Joint ownership reduces risk by sharing construction and operation costs across multiple entities. A joint venture spreads the cost and risk across entities while allowing them to benefit from capacity portfolio diversity and the economies of scale that large generation assets provide. Complementary expertise from different entities can also potentially increase development and operational efficiency.

In 2019, 58 nuclear power plants with a total of 96 nuclear reactors were operating in the United States. The largest U.S. nuclear power plant, Palo Verde in Arizona, has seven joint owners. These owners include utilities from Arizona, California, Texas, and New Mexico. The ownership percentages in Palo Verde range from 29% to 6%.

The only nuclear reactors under construction in the United States are Units 3 and 4 at Vogtle nuclear power plant in Georgia. Once completed, Vogtle will be the largest nuclear power plant in the country. Vogtle is jointly owned by four entities: Georgia Power (46% ownership), Oglethorpe Power (30%), the Municipal Electric Authority of Georgia (23%), and Dalton Utilities (2%).

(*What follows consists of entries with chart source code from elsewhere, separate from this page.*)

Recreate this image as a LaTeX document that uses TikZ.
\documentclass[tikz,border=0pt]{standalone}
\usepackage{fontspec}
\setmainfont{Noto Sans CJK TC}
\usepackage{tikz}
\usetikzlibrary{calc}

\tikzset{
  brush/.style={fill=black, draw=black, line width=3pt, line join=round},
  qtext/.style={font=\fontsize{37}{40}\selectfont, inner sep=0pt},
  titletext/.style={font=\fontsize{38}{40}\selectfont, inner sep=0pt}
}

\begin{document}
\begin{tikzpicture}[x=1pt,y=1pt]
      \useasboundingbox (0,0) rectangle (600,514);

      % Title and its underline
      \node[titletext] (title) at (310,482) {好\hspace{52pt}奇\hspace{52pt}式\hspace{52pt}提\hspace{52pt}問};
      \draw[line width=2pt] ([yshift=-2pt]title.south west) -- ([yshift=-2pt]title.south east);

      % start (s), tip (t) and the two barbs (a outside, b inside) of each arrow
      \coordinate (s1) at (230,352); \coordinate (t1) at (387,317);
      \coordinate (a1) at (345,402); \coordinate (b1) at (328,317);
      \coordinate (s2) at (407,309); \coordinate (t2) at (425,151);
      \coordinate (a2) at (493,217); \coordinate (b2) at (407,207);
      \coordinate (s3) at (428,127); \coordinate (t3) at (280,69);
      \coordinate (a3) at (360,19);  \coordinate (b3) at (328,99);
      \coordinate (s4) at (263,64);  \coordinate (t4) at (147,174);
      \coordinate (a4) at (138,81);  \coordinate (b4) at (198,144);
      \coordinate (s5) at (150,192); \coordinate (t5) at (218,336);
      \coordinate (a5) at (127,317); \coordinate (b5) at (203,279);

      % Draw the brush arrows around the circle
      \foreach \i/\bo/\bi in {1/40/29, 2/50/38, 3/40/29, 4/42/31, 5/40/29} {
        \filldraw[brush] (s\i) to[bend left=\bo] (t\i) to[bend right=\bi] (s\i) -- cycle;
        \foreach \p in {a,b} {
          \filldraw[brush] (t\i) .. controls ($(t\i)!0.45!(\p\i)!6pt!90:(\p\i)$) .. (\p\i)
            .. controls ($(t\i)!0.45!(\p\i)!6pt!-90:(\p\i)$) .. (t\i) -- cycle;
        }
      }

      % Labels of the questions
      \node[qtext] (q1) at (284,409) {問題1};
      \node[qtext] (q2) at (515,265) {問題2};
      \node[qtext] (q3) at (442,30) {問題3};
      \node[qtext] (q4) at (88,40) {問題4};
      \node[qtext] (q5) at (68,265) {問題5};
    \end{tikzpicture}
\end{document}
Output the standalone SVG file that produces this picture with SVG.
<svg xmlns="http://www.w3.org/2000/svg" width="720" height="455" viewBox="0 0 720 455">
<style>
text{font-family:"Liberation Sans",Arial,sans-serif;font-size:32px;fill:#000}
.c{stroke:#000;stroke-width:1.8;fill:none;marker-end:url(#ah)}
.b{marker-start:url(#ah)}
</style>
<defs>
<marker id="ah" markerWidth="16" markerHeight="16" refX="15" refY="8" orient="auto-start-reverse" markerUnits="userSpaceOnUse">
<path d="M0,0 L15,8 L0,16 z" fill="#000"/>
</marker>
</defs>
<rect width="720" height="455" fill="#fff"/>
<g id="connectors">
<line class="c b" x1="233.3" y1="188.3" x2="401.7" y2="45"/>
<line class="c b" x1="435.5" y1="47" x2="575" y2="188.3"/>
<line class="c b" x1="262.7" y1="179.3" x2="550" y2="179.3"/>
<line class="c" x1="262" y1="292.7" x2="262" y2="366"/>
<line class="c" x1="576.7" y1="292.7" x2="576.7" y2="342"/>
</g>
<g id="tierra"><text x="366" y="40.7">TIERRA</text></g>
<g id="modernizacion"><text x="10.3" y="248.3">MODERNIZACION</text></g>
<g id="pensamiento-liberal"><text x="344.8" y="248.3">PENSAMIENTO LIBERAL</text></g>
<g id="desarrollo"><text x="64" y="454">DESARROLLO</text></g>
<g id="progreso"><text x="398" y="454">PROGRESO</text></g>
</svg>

Pumped-storage hydropower and conventional hydropower are technologies that are similar to one another, but they have very different ownership profiles. Only 2% of conventional hydropower capacity was jointly owned in 2019, compared with 34% for pumped storage. Almost 64% of U.S. conventional hydroelectric capacity is owned by a single federal, state, or municipal government. Another 19% is owned by a single electric utility.

Most conventional hydroelectric plants were built between 1950 and 1980, when hydropower project funding mainly came from the federal government. Conversely, most pumped storage became operational in the 1970s and 1980s when the industry and markets supported investors constructing large capital projects. The two largest pumped-storage plants, Bath County (3.0 GW) and Ludington (2.3 GW), which together represent 22% of total U.S. pumped-storage capacity, are jointly owned.